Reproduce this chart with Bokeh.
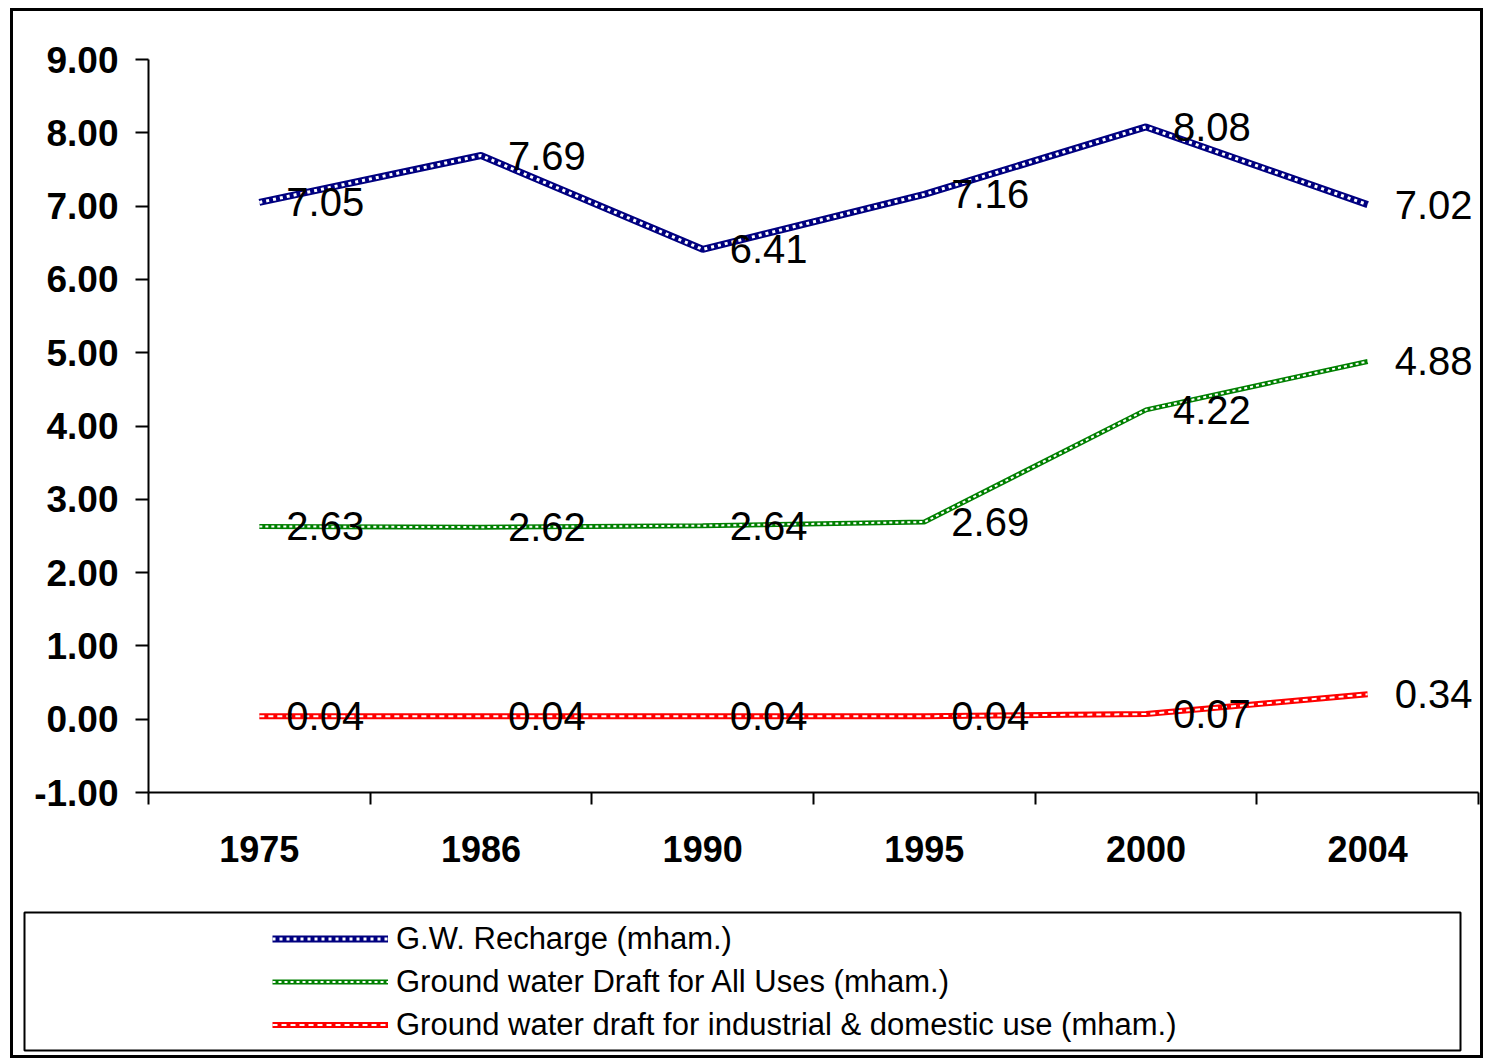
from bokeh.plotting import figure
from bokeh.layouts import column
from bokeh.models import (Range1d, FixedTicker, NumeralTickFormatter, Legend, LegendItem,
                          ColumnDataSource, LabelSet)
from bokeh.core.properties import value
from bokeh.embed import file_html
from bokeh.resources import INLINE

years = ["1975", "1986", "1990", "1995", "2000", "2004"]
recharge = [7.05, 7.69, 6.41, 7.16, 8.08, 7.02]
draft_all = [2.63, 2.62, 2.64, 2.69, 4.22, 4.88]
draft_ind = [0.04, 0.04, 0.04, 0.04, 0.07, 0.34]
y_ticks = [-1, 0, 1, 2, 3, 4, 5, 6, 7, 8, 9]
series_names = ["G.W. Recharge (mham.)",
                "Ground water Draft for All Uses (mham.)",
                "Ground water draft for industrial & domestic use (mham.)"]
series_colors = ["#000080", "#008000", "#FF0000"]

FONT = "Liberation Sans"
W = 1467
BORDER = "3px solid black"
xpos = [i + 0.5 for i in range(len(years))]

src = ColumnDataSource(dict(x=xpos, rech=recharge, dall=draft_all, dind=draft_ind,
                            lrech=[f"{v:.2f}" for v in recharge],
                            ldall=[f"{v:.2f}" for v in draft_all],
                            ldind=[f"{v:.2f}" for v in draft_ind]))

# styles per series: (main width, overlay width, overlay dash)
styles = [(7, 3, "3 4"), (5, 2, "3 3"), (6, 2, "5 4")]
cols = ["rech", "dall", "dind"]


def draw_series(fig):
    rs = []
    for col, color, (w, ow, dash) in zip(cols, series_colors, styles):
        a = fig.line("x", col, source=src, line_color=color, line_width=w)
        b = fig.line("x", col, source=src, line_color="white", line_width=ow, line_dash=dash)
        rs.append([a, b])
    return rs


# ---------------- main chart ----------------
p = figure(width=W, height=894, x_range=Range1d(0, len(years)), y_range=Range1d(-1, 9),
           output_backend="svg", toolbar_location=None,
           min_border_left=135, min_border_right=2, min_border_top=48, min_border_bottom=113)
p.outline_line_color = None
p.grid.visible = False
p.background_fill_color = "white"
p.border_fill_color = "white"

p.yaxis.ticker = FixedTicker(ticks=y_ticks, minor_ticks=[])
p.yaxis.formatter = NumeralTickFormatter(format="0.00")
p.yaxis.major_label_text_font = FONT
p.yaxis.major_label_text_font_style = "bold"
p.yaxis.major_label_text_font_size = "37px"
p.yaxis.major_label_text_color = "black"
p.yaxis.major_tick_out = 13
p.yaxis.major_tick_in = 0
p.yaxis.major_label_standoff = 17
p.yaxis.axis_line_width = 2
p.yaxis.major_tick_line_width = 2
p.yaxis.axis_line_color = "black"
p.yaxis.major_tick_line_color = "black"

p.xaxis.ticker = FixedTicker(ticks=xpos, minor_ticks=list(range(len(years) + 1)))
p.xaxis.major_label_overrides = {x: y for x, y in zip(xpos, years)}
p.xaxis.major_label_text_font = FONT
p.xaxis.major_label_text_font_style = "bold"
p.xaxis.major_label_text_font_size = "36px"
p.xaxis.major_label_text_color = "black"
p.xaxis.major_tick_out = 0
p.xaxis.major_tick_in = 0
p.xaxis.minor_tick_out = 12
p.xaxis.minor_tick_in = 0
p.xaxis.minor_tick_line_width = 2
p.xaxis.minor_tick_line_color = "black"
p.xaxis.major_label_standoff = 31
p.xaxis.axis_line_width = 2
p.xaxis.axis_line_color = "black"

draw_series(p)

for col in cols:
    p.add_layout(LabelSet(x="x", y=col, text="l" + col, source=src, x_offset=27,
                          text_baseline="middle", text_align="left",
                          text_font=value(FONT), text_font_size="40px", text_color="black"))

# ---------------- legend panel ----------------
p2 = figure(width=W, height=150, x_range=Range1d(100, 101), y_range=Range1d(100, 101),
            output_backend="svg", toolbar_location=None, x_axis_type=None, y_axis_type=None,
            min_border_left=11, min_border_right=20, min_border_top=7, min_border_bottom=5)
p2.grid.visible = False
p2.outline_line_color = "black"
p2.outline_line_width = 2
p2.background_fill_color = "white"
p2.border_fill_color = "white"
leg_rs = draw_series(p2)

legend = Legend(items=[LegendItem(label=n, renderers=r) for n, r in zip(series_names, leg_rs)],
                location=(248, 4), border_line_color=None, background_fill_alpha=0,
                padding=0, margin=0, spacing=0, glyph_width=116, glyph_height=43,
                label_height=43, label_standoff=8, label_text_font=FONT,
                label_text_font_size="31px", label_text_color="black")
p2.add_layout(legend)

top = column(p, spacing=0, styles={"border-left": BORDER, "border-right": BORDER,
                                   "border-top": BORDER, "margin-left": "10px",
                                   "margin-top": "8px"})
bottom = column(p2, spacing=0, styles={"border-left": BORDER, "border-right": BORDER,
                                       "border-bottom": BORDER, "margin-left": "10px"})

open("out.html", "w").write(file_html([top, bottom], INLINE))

^^^^^^^^^^^^^^^^

Task instructions » Drop the images and repeat the data exactly.

Output for this task »
Reproduce this chart with Bokeh.
from bokeh.plotting import figure
from bokeh.layouts import column
from bokeh.models import (Range1d, FixedTicker, NumeralTickFormatter, Legend, LegendItem,
                          ColumnDataSource, LabelSet)
from bokeh.core.properties import value
from bokeh.embed import file_html
from bokeh.resources import INLINE

years = ["1975", "1986", "1990", "1995", "2000", "2004"]
recharge = [7.05, 7.69, 6.41, 7.16, 8.08, 7.02]
draft_all = [2.63, 2.62, 2.64, 2.69, 4.22, 4.88]
draft_ind = [0.04, 0.04, 0.04, 0.04, 0.07, 0.34]
y_ticks = [-1, 0, 1, 2, 3, 4, 5, 6, 7, 8, 9]
series_names = ["G.W. Recharge (mham.)",
                "Ground water Draft for All Uses (mham.)",
                "Ground water draft for industrial & domestic use (mham.)"]
series_colors = ["#000080", "#008000", "#FF0000"]

FONT = "Liberation Sans"
W = 1467
BORDER = "3px solid black"
xpos = [i + 0.5 for i in range(len(years))]

src = ColumnDataSource(dict(x=xpos, rech=recharge, dall=draft_all, dind=draft_ind,
                            lrech=[f"{v:.2f}" for v in recharge],
                            ldall=[f"{v:.2f}" for v in draft_all],
                            ldind=[f"{v:.2f}" for v in draft_ind]))

# styles per series: (main width, overlay width, overlay dash)
styles = [(7, 3, "3 4"), (5, 2, "3 3"), (6, 2, "5 4")]
cols = ["rech", "dall", "dind"]


def draw_series(fig):
    rs = []
    for col, color, (w, ow, dash) in zip(cols, series_colors, styles):
        a = fig.line("x", col, source=src, line_color=color, line_width=w)
        b = fig.line("x", col, source=src, line_color="white", line_width=ow, line_dash=dash)
        rs.append([a, b])
    return rs


# ---------------- main chart ----------------
p = figure(width=W, height=894, x_range=Range1d(0, len(years)), y_range=Range1d(-1, 9),
           output_backend="svg", toolbar_location=None,
           min_border_left=135, min_border_right=2, min_border_top=48, min_border_bottom=113)
p.outline_line_color = None
p.grid.visible = False
p.background_fill_color = "white"
p.border_fill_color = "white"

p.yaxis.ticker = FixedTicker(ticks=y_ticks, minor_ticks=[])
p.yaxis.formatter = NumeralTickFormatter(format="0.00")
p.yaxis.major_label_text_font = FONT
p.yaxis.major_label_text_font_style = "bold"
p.yaxis.major_label_text_font_size = "37px"
p.yaxis.major_label_text_color = "black"
p.yaxis.major_tick_out = 13
p.yaxis.major_tick_in = 0
p.yaxis.major_label_standoff = 17
p.yaxis.axis_line_width = 2
p.yaxis.major_tick_line_width = 2
p.yaxis.axis_line_color = "black"
p.yaxis.major_tick_line_color = "black"

p.xaxis.ticker = FixedTicker(ticks=xpos, minor_ticks=list(range(len(years) + 1)))
p.xaxis.major_label_overrides = {x: y for x, y in zip(xpos, years)}
p.xaxis.major_label_text_font = FONT
p.xaxis.major_label_text_font_style = "bold"
p.xaxis.major_label_text_font_size = "36px"
p.xaxis.major_label_text_color = "black"
p.xaxis.major_tick_out = 0
p.xaxis.major_tick_in = 0
p.xaxis.minor_tick_out = 12
p.xaxis.minor_tick_in = 0
p.xaxis.minor_tick_line_width = 2
p.xaxis.minor_tick_line_color = "black"
p.xaxis.major_label_standoff = 31
p.xaxis.axis_line_width = 2
p.xaxis.axis_line_color = "black"

draw_series(p)

for col in cols:
    p.add_layout(LabelSet(x="x", y=col, text="l" + col, source=src, x_offset=27,
                          text_baseline="middle", text_align="left",
                          text_font=value(FONT), text_font_size="40px", text_color="black"))

# ---------------- legend panel ----------------
p2 = figure(width=W, height=150, x_range=Range1d(100, 101), y_range=Range1d(100, 101),
            output_backend="svg", toolbar_location=None, x_axis_type=None, y_axis_type=None,
            min_border_left=11, min_border_right=20, min_border_top=7, min_border_bottom=5)
p2.grid.visible = False
p2.outline_line_color = "black"
p2.outline_line_width = 2
p2.background_fill_color = "white"
p2.border_fill_color = "white"
leg_rs = draw_series(p2)

legend = Legend(items=[LegendItem(label=n, renderers=r) for n, r in zip(series_names, leg_rs)],
                location=(248, 4), border_line_color=None, background_fill_alpha=0,
                padding=0, margin=0, spacing=0, glyph_width=116, glyph_height=43,
                label_height=43, label_standoff=8, label_text_font=FONT,
                label_text_font_size="31px", label_text_color="black")
p2.add_layout(legend)

top = column(p, spacing=0, styles={"border-left": BORDER, "border-right": BORDER,
                                   "border-top": BORDER, "margin-left": "10px",
                                   "margin-top": "8px"})
bottom = column(p2, spacing=0, styles={"border-left": BORDER, "border-right": BORDER,
                                       "border-bottom": BORDER, "margin-left": "10px"})

open("out.html", "w").write(file_html([top, bottom], INLINE))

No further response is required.